Putrajaya’s proposal to reduce the interest rates of housing loans would only conceal the problems currently plaguing Malaysia’s residential property market, according to the Institute for Democracy and Economic Affairs (IDEAS).
“Artificial lowering of the interest rate will hide the fact that a speculative wave and a supportive credit policy took place,” said IDEAS Senior Fellow Dr Carmelo Ferlito.
“[It] will result in further supporting the growth of a market which probably reached its saturation a few years ago, and therefore now has to experience a readjustment crisis.”
He explained that interest rates are determined by market factors and this influence the purchasing decisions of consumers without the need for any intervention from the authorities. It is also possible that fixing the rate for mortgages could result in people buying properties beyond their means.

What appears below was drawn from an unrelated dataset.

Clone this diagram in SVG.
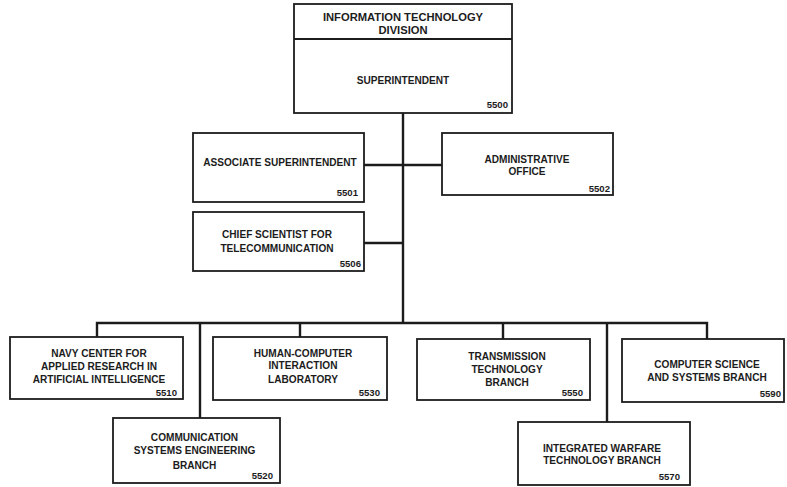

“The world economy experiences a strange situation whereby, even in those countries where the central role of prices emerging from free market forces interplay is understood, one of the key signals for the economic system, the interest rate, is centrally fixed by a monetary authority. Such a system easily drives market participants toward wrong choices.”
Ferlito argued that the top solution to deter speculation and bad investments is to abolish Bank Negara Malaysia’s (BNM) authority to dictate the interest rate and let market forces freely determine it.
“Only in this way, investment decisions would be based on a signal consistent with the intertemporal preferences of market participants,” he noted.
On 25 January, Deputy Prime Minister Datuk Seri Dr Ahmad Zahid Hamidi suggested lowering mortgage rates to make it easier for people to buy their first homes and reduce the monthly instalments paid by existing home owners.
On the same day, the central bank increased its overnight policy rate (OPR) by 25 basis points to 3.25 percent.
Ahmad Zahid said the high interest rate is one of the reasons why 3,605 dwellings priced between RM250,000 and RM500,000 were left unsold in 2017. He added that Malaysia’s interest rate of 4.65 percent is lower than Australia’s 5.3 percent, but is still higher than Singapore’s 1.65 percent.